Noah Wyle Looks Up In the Falling Skies
by Jay S. Jacobs
Originally posted on May 29, 2011.
Noah Wyle is back.
He is returning to series television six years after he hung up his stethoscope as the beloved Dr. John Carter in the classic series ER in 2005 – though he did guest appearances on that show periodically until it eventually left the air in 2009.
It would take a pretty special project to lure Wyle back into the fray, and he found that opportunity in TNT’s new alien invasion series Falling Skies. The show was co-created by super-producer Steven Spielberg – who also was behind the scenes in the first season of ER before handing the reigns off to co-creators Michael Crichton and John Wells.
Falling Skies takes place in some undetermined time in the near future, six months after the Earth has been attacked and decimated by space aliens. The military has been pretty much destroyed, forcing normal people to take up arms to fight off the deadly invaders.
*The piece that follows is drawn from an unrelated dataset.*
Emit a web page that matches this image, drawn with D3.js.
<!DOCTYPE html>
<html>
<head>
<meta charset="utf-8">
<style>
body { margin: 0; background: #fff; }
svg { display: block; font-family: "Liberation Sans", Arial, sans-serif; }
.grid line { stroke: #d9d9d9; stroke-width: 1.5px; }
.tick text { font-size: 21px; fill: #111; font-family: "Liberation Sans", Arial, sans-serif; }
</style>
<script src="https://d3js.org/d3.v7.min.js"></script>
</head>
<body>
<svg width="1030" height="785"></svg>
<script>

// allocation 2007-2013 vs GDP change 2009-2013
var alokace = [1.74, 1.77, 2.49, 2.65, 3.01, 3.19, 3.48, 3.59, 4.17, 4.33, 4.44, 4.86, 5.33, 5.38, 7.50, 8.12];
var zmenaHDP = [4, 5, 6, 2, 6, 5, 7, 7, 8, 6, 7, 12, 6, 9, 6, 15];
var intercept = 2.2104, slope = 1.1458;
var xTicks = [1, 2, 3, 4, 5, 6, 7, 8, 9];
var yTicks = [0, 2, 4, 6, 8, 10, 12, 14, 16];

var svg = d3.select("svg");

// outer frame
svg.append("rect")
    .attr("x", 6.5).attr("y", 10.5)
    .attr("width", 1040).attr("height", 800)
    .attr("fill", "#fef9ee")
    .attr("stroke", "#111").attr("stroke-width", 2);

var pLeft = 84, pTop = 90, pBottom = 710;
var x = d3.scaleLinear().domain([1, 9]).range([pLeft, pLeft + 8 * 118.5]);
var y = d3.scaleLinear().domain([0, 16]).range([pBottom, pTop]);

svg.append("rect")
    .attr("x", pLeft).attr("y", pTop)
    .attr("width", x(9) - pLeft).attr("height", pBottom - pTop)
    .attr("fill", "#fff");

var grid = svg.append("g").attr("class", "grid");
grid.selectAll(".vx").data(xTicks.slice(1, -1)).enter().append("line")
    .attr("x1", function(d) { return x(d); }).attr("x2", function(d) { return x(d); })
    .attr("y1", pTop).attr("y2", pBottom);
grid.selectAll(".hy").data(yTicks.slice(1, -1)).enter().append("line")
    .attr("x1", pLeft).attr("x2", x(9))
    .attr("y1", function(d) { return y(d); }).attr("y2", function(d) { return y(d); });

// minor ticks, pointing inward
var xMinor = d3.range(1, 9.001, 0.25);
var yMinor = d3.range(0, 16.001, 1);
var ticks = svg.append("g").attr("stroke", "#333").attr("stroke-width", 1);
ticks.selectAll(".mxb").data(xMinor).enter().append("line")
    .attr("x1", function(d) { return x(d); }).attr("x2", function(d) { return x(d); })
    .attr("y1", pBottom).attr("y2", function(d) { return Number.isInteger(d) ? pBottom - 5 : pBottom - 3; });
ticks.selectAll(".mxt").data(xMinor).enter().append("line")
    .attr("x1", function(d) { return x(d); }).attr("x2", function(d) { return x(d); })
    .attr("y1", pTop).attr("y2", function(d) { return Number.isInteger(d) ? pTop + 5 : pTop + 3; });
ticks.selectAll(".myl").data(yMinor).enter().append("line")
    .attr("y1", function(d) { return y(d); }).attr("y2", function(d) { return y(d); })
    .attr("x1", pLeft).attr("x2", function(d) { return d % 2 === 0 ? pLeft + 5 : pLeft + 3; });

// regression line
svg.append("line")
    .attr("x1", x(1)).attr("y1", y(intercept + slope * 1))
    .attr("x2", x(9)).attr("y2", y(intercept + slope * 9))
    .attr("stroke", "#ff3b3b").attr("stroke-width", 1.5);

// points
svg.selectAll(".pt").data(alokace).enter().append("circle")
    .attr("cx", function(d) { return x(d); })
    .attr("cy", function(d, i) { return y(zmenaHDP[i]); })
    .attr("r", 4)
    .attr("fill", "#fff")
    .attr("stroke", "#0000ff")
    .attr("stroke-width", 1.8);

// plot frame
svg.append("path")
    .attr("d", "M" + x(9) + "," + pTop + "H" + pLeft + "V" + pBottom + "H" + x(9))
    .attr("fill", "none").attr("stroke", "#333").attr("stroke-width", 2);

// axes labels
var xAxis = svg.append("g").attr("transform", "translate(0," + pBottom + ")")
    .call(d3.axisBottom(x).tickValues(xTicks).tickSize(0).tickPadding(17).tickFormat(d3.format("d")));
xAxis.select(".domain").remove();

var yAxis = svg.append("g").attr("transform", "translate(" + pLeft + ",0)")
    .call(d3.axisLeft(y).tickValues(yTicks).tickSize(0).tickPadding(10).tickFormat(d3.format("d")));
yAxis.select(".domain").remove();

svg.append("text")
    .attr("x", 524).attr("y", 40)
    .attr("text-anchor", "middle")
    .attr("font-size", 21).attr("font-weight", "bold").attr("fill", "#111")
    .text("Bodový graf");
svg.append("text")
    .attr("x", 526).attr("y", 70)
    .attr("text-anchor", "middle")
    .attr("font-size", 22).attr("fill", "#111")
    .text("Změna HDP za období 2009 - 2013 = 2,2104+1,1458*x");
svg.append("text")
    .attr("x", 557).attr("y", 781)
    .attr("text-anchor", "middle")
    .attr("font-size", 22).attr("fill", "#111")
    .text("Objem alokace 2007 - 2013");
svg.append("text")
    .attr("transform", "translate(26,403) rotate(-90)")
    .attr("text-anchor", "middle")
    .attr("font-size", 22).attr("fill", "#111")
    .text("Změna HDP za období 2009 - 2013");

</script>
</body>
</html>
Wyle plays Tom Mason, a fortyish former college history professor whose wife has been killed, one of his sons abducted by the aliens and he is trying to keep his other two sons safe as they plot to save the remaining survivors and hopefully release the kidnapped son. He is drafted into running a new militia of normal citizens because of his knowledge of the history of war and his ability to teach young people.
We were recently lucky enough to be one of several websites that had the chance to speak with Wyle about his return to series television.
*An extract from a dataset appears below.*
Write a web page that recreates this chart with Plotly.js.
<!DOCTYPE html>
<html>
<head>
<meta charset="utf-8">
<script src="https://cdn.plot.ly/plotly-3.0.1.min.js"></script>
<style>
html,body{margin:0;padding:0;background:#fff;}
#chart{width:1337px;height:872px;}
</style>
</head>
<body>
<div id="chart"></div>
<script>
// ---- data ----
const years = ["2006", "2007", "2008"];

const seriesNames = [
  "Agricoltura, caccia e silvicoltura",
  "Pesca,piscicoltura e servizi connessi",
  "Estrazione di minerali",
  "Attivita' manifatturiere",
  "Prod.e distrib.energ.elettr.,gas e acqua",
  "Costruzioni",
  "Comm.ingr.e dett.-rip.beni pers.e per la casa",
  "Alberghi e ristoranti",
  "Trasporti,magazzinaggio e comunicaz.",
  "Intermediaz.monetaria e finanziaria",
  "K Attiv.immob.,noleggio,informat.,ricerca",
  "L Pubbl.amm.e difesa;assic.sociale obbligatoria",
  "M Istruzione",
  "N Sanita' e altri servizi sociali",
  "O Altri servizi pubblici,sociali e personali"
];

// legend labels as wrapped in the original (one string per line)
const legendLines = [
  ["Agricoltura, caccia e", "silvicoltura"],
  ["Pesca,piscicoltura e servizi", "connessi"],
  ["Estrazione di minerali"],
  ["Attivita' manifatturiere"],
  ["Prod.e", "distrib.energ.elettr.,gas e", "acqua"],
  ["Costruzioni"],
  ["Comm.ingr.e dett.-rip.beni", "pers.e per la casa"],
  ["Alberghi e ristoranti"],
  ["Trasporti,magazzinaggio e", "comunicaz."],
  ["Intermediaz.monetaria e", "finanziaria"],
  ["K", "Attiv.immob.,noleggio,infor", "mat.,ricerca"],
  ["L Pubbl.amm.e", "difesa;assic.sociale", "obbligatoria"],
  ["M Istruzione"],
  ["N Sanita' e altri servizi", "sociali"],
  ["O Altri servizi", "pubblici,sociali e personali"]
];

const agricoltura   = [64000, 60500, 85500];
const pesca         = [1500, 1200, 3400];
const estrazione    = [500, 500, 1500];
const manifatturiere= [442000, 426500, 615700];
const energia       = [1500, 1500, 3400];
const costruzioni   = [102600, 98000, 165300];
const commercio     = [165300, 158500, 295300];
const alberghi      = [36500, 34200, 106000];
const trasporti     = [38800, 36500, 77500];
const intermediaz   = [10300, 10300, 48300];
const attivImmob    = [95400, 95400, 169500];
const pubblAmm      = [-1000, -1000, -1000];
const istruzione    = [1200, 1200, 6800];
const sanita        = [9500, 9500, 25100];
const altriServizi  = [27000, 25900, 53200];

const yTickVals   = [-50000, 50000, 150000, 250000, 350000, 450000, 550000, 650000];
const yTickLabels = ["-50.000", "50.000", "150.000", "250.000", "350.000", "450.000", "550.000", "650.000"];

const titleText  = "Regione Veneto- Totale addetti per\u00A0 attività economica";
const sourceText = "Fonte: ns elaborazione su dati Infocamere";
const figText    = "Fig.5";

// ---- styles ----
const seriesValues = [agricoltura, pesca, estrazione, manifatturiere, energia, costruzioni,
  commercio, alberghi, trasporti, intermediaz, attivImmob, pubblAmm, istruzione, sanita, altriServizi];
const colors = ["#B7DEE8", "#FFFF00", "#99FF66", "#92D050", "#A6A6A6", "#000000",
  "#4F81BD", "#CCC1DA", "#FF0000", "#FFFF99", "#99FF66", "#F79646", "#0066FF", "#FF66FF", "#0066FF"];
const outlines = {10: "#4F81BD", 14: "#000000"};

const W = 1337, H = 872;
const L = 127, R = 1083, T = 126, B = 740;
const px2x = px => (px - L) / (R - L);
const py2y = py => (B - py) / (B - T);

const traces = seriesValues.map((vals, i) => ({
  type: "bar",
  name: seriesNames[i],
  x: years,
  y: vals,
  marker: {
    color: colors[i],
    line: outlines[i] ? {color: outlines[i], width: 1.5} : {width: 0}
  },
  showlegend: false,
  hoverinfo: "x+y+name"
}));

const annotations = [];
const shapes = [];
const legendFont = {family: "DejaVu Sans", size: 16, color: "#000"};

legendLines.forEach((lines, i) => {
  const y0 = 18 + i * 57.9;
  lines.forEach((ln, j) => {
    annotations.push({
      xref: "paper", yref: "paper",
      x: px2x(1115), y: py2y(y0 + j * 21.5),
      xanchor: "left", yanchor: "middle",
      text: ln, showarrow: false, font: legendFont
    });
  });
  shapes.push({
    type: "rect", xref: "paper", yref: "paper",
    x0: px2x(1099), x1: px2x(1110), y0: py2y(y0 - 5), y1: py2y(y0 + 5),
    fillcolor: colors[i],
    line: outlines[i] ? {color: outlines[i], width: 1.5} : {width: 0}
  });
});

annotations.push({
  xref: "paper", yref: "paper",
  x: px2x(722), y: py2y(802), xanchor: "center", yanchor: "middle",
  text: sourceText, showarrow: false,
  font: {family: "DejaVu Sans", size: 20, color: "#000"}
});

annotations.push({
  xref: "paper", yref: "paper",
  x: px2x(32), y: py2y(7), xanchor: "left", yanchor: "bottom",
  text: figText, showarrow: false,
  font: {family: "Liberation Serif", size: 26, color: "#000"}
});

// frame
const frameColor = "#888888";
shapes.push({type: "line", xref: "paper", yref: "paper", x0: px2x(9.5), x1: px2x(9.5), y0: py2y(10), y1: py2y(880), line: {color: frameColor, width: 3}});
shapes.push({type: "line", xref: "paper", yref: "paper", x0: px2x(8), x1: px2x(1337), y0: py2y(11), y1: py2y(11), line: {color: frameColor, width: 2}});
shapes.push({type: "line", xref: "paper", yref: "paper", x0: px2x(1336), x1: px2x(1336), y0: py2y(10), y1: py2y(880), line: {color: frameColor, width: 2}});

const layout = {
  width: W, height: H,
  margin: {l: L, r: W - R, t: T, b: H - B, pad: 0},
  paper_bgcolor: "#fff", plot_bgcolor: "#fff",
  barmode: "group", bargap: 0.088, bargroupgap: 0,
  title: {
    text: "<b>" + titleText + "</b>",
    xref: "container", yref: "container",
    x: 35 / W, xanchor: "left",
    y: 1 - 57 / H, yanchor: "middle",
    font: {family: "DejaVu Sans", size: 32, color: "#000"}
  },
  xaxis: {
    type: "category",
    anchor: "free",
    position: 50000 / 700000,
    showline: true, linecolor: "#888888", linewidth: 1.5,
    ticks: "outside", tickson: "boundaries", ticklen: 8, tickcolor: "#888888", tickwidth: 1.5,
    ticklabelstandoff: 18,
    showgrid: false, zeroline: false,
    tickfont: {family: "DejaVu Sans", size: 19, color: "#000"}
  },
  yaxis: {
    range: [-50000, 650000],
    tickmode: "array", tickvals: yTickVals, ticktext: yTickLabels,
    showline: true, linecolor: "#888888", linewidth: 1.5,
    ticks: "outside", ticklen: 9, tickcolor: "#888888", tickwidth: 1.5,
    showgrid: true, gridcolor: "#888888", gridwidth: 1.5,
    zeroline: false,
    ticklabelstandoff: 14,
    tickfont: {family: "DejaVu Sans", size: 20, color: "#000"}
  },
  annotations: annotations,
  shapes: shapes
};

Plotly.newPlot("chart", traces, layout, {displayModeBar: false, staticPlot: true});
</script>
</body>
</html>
I’ve been struggling with the series V for its current run because there’s too much soap opera drama that continues to build. What I love most about Falling Skies is it picks up right in the thick of the madness. Talk about that aspect of the show where we go right to the meat of the story instead of having a season or two of build-up?
Yes, it’s sort of atypical story telling in the sense that we don’t start with everyday life going on business as usual and then suddenly everybody’s eyes turn to the heavens and say: “What’s that coming in towards our planet?” We pick up six months into what has been a devastating alien invasion and meet our characters already in a pretty high state of disarray – which is exciting storytelling because it allows you the opportunity to fill in the back story through episodic storytelling and also opens up the possibility of being able to track back in time down the road if it seems dramatically appropriate.
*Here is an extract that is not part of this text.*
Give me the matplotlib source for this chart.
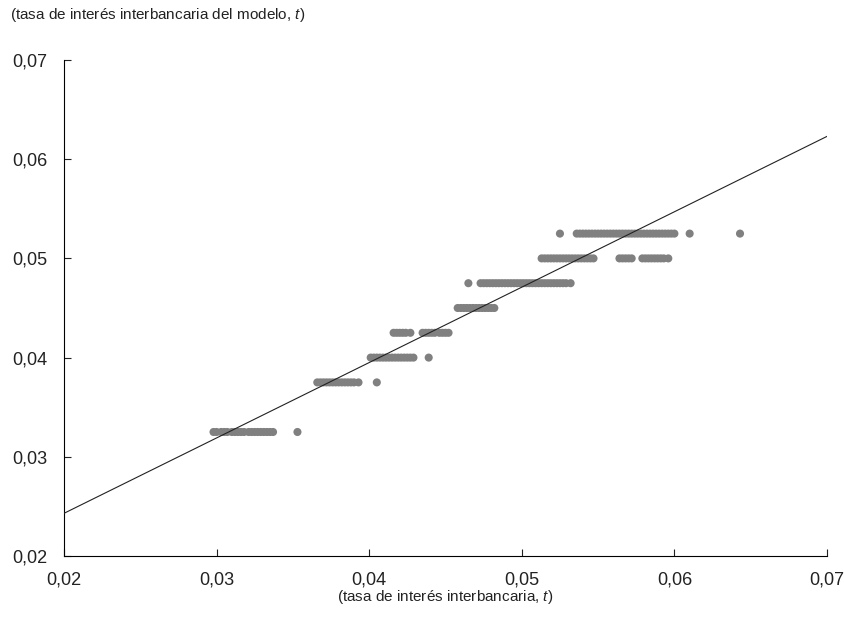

How involved is Steven Spielberg in the production of this show?
He’s pretty damn involved. His fingerprints are all over it. He was instrumental in helping craft the original pilot script and certainly in casting the pilot. He came out and was on set when we were shooting the pilot. He made lots of editorial decisions and even drew some storyboards for the reshoots on the pilot. Then he helped craft the overreaching story arcs for the season, watched all the daily’s and made lots of editorial suggestions all along the way in bringing those shows to their final cut. So I would say he’s instrumentally involved.
You’ve been very active philanthropically about wildlife preservation so I thought it was interesting that you’re doing a show about humans facing extinction.
(laughs) Yeah, we’re the new polar bears, right?
Yes, that’s true. Now, if you were in the position of your character – what do you think you’d miss the most in the new world and also what do you think would be the most exciting opportunity about a civilization to start over?
I’m guessing a variety of diet would be the thing I’d miss the most. And hot food. But we tried to pepper each episode with exactly that. What are the cons and disadvantages to the state we’ve been thrown into but what are the sort of more subtle pros – whether it’s seeing a group of kids having to exercise their imaginations at play and actually relishing in the opportunity to do so or the quality of relationships between families being that much enriched without all the other distractions. There’s a sequence that comes midway through the season where a woman who’s among our ranks is pregnant and is throwing a baby shower. Having been to quite a few baby showers this was unlike any that I had experienced, in the sense that it wasn’t so much about the gifts and the swag and stuff for the impending birth it was really more about the spiritual aspects of brining a new life into the world and your responsibilities are as a parent and what are our collective responsibilities for this new life? Those I find very rewarding aspects to the storytelling because it allows us an opportunity to kind of pick and choose between separate the wheat and chaff – what’s important and what’s not.